### Goal
Retype the opening lines of the data exactly, stopping after the line that contains "minimum width=123pt, minimum". Skip every picture.

### Information shown
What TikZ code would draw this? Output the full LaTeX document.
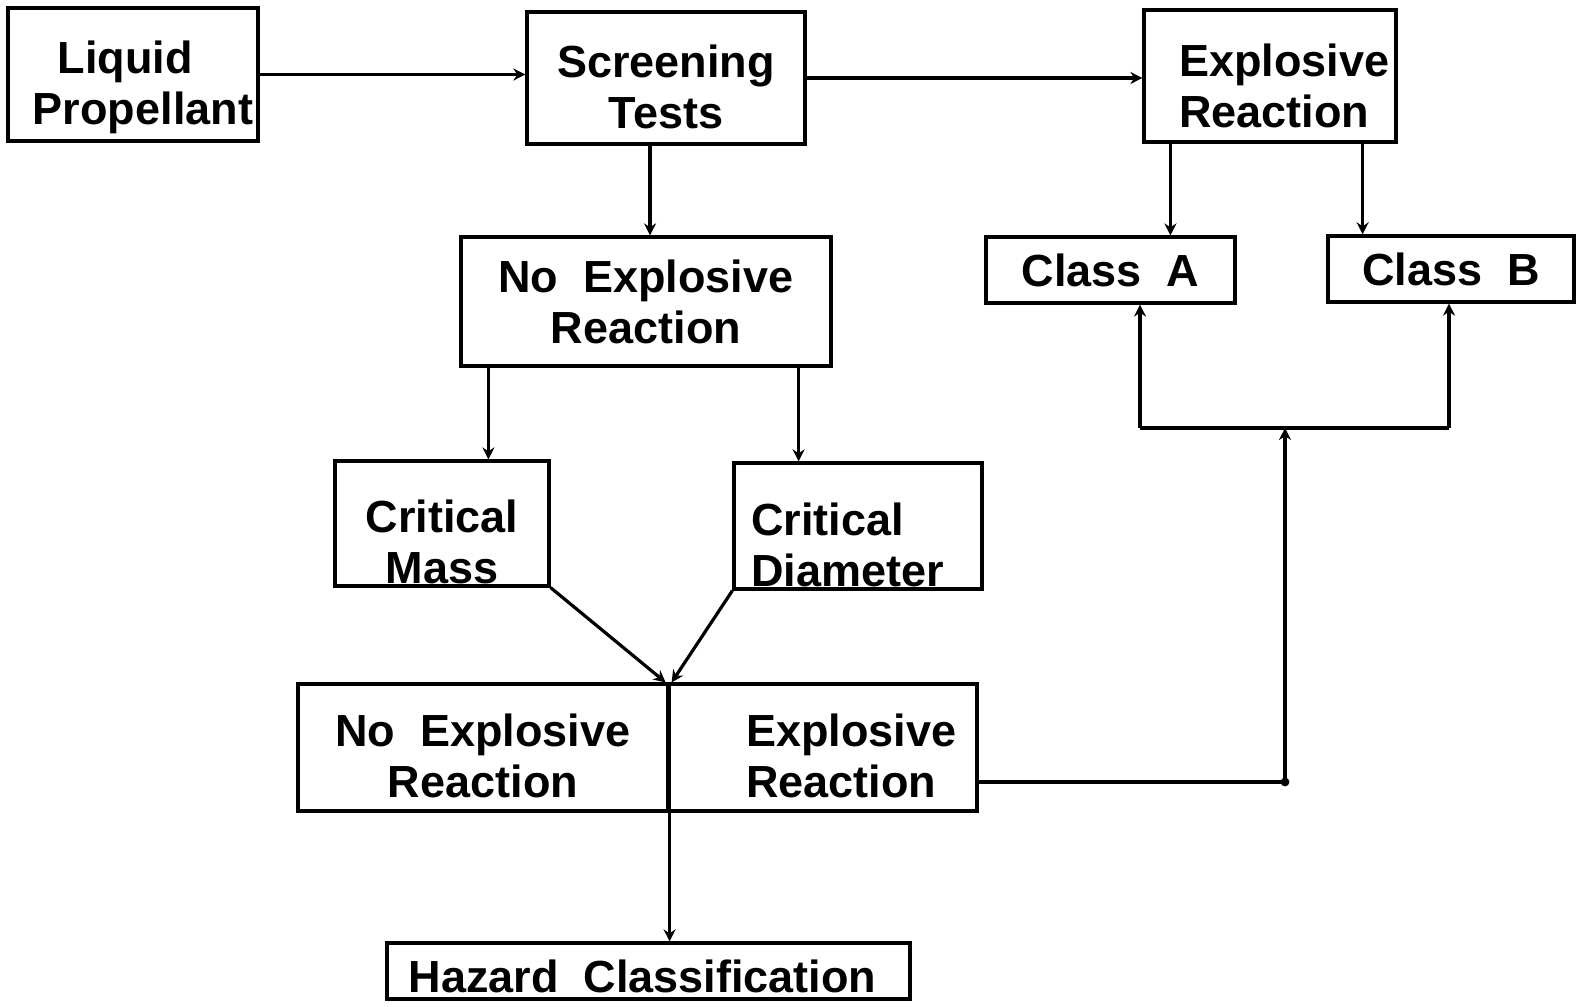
\documentclass[tikz,border=0pt]{standalone}
\usepackage{fontspec}
\setmainfont{Liberation Sans}
\usetikzlibrary{arrows.meta}
% strut that lowers a text block inside its box
\newcommand{\lift}[1]{\rule{0pt}{#1}}
\begin{document}
\begin{tikzpicture}[x=0.5pt,y=-0.5pt,
  box/.style={draw, line width=1.6pt, rectangle, inner xsep=2pt, inner ysep=0pt,
    font=\fontsize{22.5pt}{25.5pt}\selectfont\bfseries},
  link/.style={line width=1.6pt},
  arrow/.style={link, -{Stealth[length=6pt,width=6pt]}}]
\useasboundingbox (0,0) rectangle (1577,1006);

% top row
\node[box, minimum width=125pt, minimum height=66.5pt, align=center] (lp) at (133,74.5)
  {\lift{29.5pt}\hspace*{10pt}Liquid\hspace*{18pt}\\\hspace*{10pt}Propellant};
\node[box, minimum width=139pt, minimum height=66pt, align=center] (st) at (666,78)
  {\lift{25.5pt}Screening\\Tests};
\node[box, minimum width=126pt, minimum height=66pt, text width=91pt, align=left] (er) at (1270,76)
  {\lift{26.5pt}Explosive\\Reaction};

% second row
\node[box, minimum width=185pt, minimum height=64.5pt, align=center] (ne) at (646,301.5)
  {No\ \ Explosive\\Reaction};
\node[box, minimum width=124.5pt, minimum height=33pt] (ca) at (1110.5,270) {Class\ \ A};
\node[box, minimum width=123pt, minimum height=33pt] (cb) at (1451,269) {Class\ \ B};

% critical tests
\node[box, minimum width=107pt, minimum height=62.5pt, align=center] (cm) at (442,523.5)
  {\lift{35pt}Critical\\Mass};
\node[box, minimum width=124pt, minimum height=63pt, text width=107pt, align=left] (cd) at (858,526)
  {\lift{35pt}Critical\\Diameter};

% outcome box, split in two halves
\node[box, minimum width=185pt, minimum height=63.5pt, align=center] (nl) at (483,747.5)
  {\lift{24.5pt}No\ \ Explosive\\Reaction};
\node[box, minimum width=154.5pt, minimum height=63.5pt, text width=76.5pt, align=left] (nr) at (822.5,747.5)
  {\lift{24.5pt}Explosive\\Reaction};

% final result
\node[box, minimum width=261.5pt, minimum height=28pt] (hz) at (648.5,971)
  {\lift{21.5pt}Hazard\ \ Classification\hspace*{6pt}};

% attachment points of the connectors
\coordinate (s1) at ([xshift=-8pt]st.south);
\coordinate (n1) at ([xshift=14.5pt]ne.south west);
\coordinate (n2) at ([xshift=-17pt]ne.south east);
\coordinate (e1) at ([xshift=14pt]er.south west);
\coordinate (e2) at ([xshift=-17.5pt]er.south east);
\coordinate (ba) at (1140,428);
\coordinate (bb) at (1449,428);
\coordinate (j1) at (1285,782);

% connectors
\draw[arrow] (lp.east) -- (lp.east -| st.west);
\draw[arrow] (st.east) -- (st.east -| er.west);
\draw[arrow] (s1) -- (s1 |- ne.north);
\draw[arrow] (n1) -- (n1 |- cm.north);
\draw[arrow] (n2) -- (n2 |- cd.north);
\draw[arrow] (e1) -- (e1 |- ca.north);
\draw[arrow] (e2) -- (e2 |- cb.north);
\draw[arrow] (cm.south east) -- ([xshift=-2pt]nl.north east);
\draw[arrow] (cd.south west) -- ([xshift=1pt]nl.north east);
\draw[arrow] (nl.north east) -- (nl.north east |- hz.north);
\draw[link] (nr.east |- j1) -- (j1);
\draw[arrow] (j1) -- (j1 |- ba);
\draw[link] (ba) -- (bb);
\draw[arrow] (ba) -- (ba |- ca.south);
\draw[arrow] (bb) -- (bb |- cb.south);
\fill (j1) circle (2.2pt);
\end{tikzpicture}
\end{document}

### Exercise response
What TikZ code would draw this? Output the full LaTeX document.
\documentclass[tikz,border=0pt]{standalone}
\usepackage{fontspec}
\setmainfont{Liberation Sans}
\usetikzlibrary{arrows.meta}
% strut that lowers a text block inside its box
\newcommand{\lift}[1]{\rule{0pt}{#1}}
\begin{document}
\begin{tikzpicture}[x=0.5pt,y=-0.5pt,
  box/.style={draw, line width=1.6pt, rectangle, inner xsep=2pt, inner ysep=0pt,
    font=\fontsize{22.5pt}{25.5pt}\selectfont\bfseries},
  link/.style={line width=1.6pt},
  arrow/.style={link, -{Stealth[length=6pt,width=6pt]}}]
\useasboundingbox (0,0) rectangle (1577,1006);

% top row
\node[box, minimum width=125pt, minimum height=66.5pt, align=center] (lp) at (133,74.5)
  {\lift{29.5pt}\hspace*{10pt}Liquid\hspace*{18pt}\\\hspace*{10pt}Propellant};
\node[box, minimum width=139pt, minimum height=66pt, align=center] (st) at (666,78)
  {\lift{25.5pt}Screening\\Tests};
\node[box, minimum width=126pt, minimum height=66pt, text width=91pt, align=left] (er) at (1270,76)
  {\lift{26.5pt}Explosive\\Reaction};

% second row
\node[box, minimum width=185pt, minimum height=64.5pt, align=center] (ne) at (646,301.5)
  {No\ \ Explosive\\Reaction};
\node[box, minimum width=124.5pt, minimum height=33pt] (ca) at (1110.5,270) {Class\ \ A};
\node[box, minimum width=123pt, minimum height=33pt] (cb) at (1451,269) {Class\ \ B};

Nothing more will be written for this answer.